I’ve always had weak ankle joints and tend to sprain my right one every couple of years or so, so going to Radiology with an ankle like a balloon is a fairly regular occurrence for me.  However, I could tell by the look on the nurse’s face, post (agonisingly painful) X-ray, that this time was different.  ‘The doctors have yet to look at it,’ she said, ever so slightly reprovingly, ‘but I can tell you you’ve broken your tib and fib so badly you’re going to have to have an operation.’  But I have paintwork to touch up with Dulux Eggshell Barley Twist if it’s still available, I wanted to cry.  I need to plant up troughs and pots to put around my pond so prospective viewers don’t stand on the wonky paving slabs and fall in.  But I could tell neither she nor the universe would be persuaded.




‘There’s a rumour swirling around outside that you got yourself in here with no pain relief,’ remarked one of the doctors in the plastering room, while the other one winced at my X-ray. 

‘I think I must have a high pain threshold?’ I said doubtfully as they handed me the gas and air.

‘Yes, you must,’ he said. ‘Now push against me as hard as you like but don’t stop breathing the gas.’

‘Where’s my baby?!’ I wailed a minute or so later. ‘I always get a baby when it hurts this much.’

‘You’ve got a beautiful plaster cast instead,’ said the second doctor. ‘Neatest one I’ve ever done, actually. And they'll be cutting it open tomorrow to operate!’


 But it wasn’t the same. To make matters worse, I didn’t even have a decent story to tell.  Falling off a doorstep in Filton is hardly the same as falling off a yacht in Greece which is how my friend Claire sustained a similar injury.  ‘Yeah, you’re going to have to work on that,’ everyone advised me.

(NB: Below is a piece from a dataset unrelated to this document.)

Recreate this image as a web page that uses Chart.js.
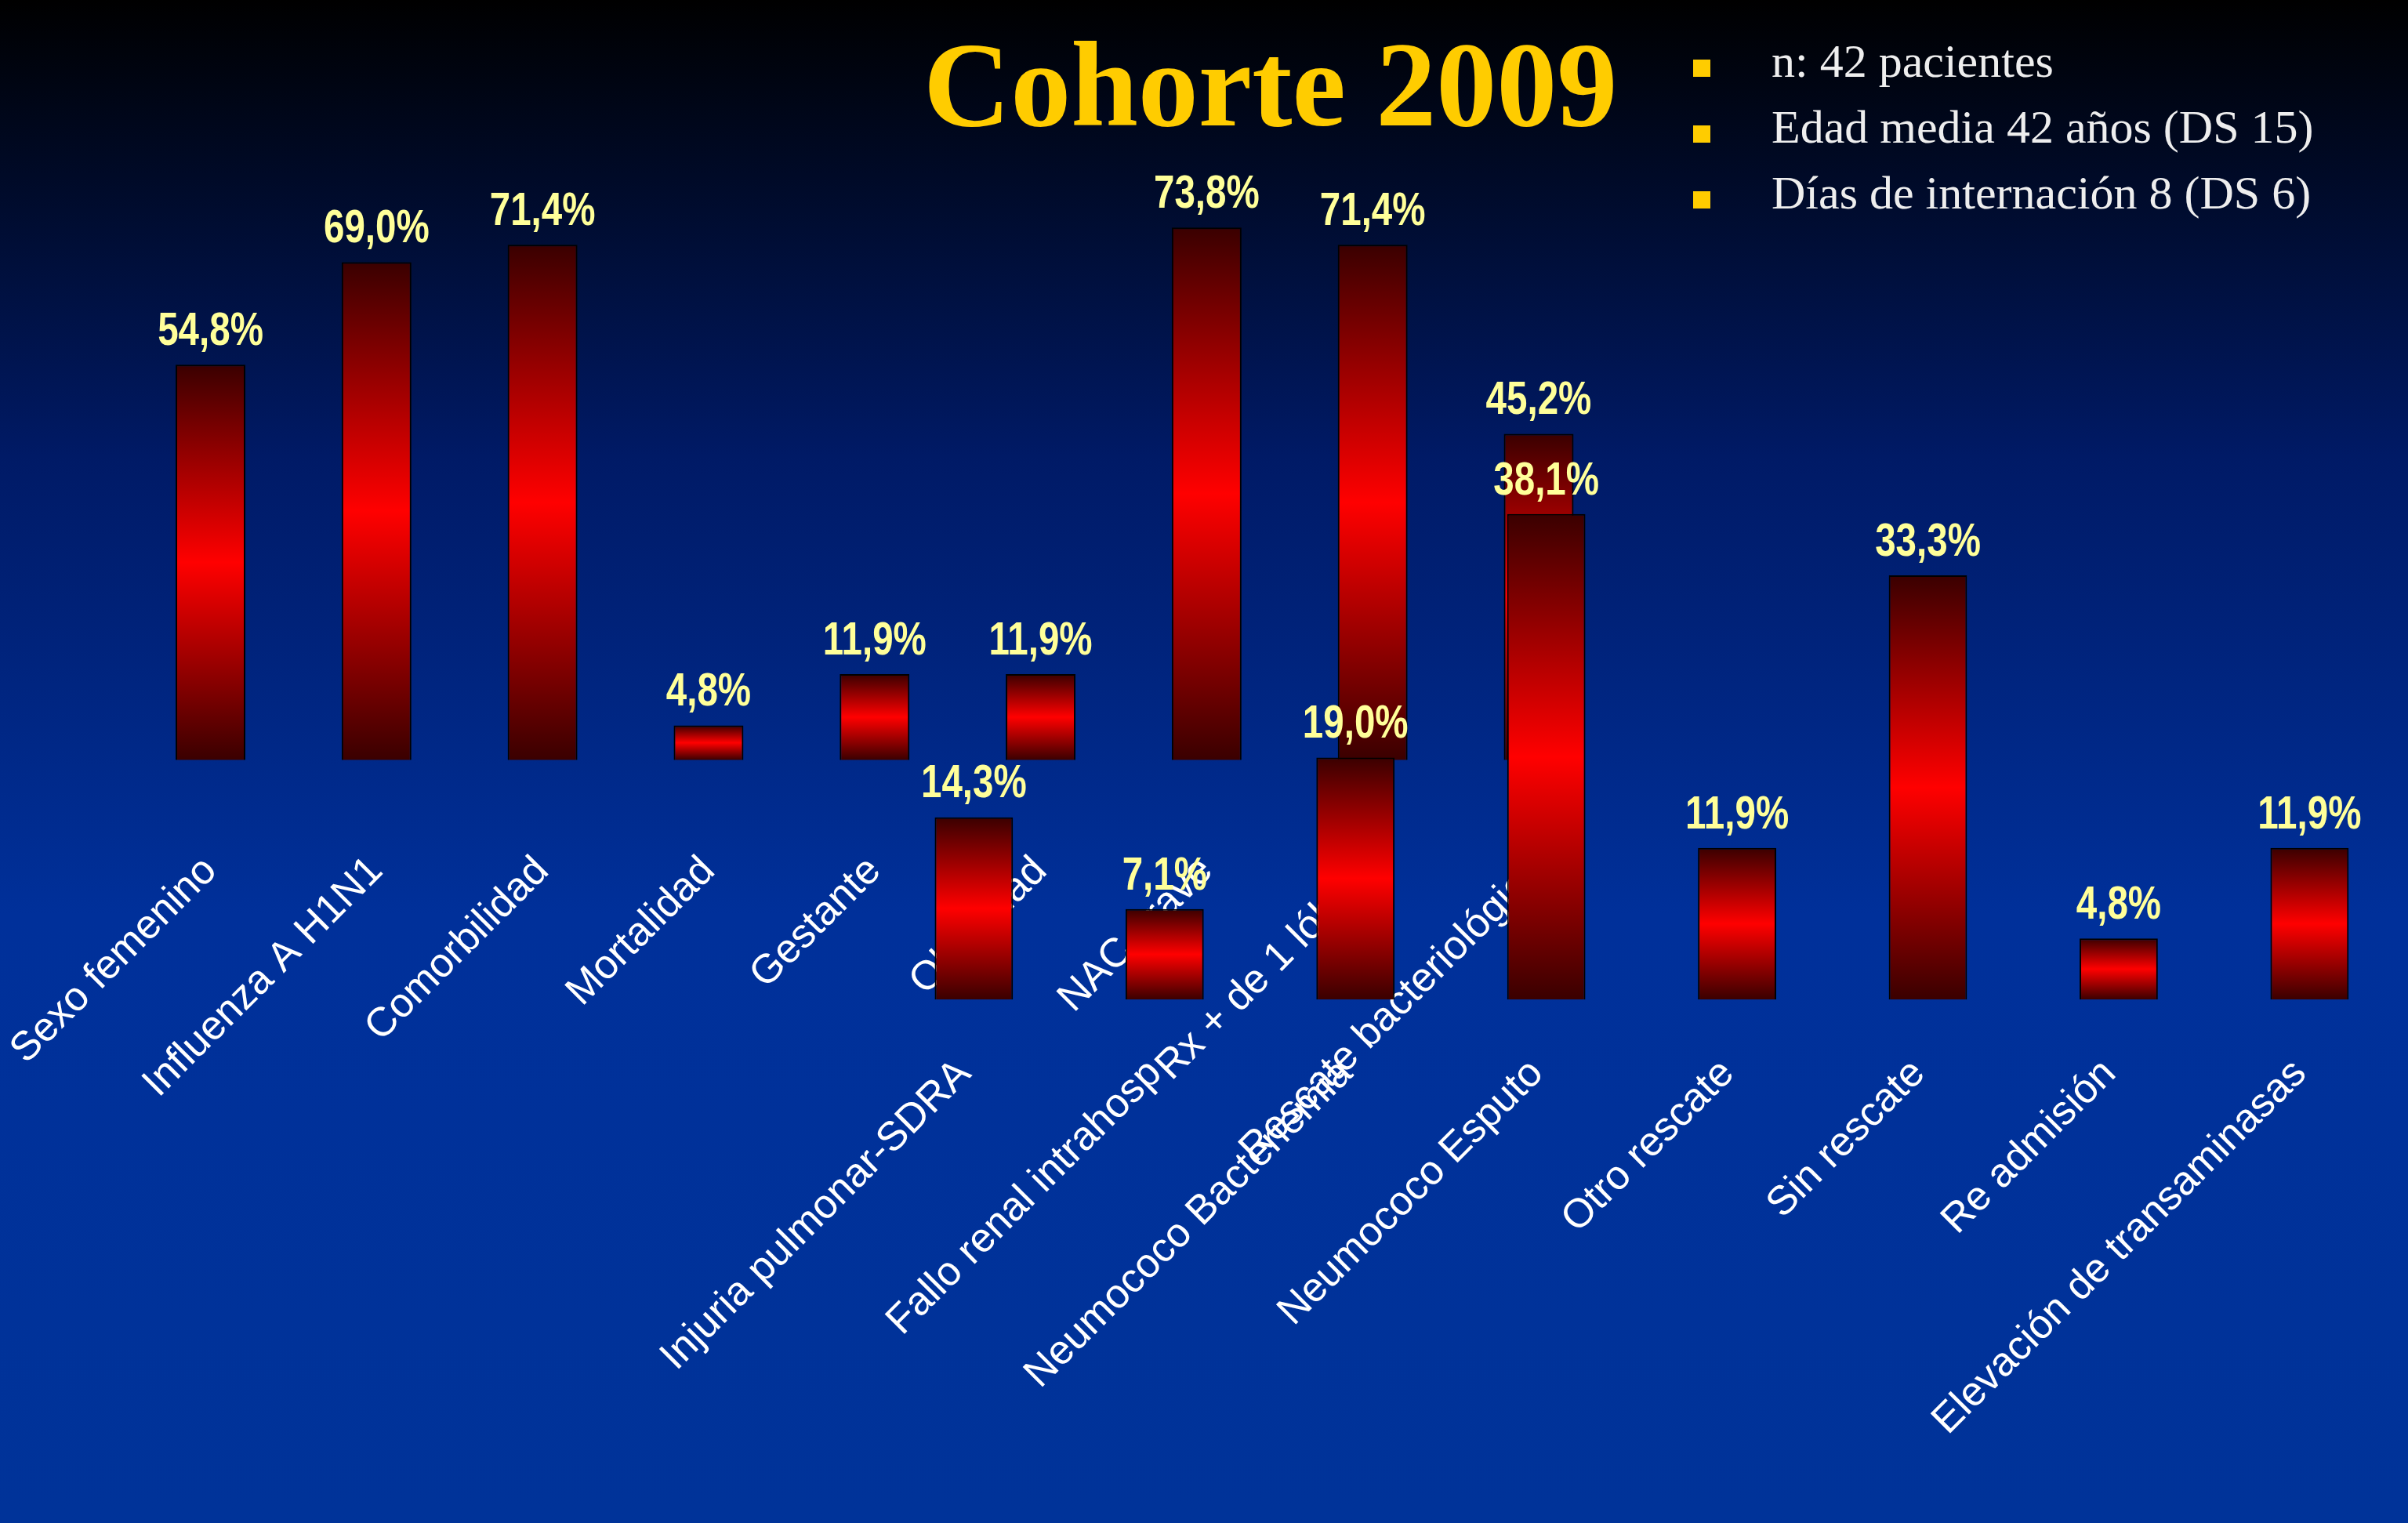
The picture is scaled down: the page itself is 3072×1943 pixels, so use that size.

There was some delay and much pushing of my trolley around the hospital before a bed was located.  Having witnessed its construction for that last eight years, it was interesting to have so comprehensive a tour of its interior. Eventually I found a berth and fell into a thankful sleep, only to be awakened with good news - more morphine – and bad news – I had to transfer to another ward. I finally docked in at Level 3 Gate 7b Bed 38 – whatever happened to Cotswold and Mendip wards? – which made me feel as if I’d checked into the departure lounge for an unknown destination with no guarantee of coming back.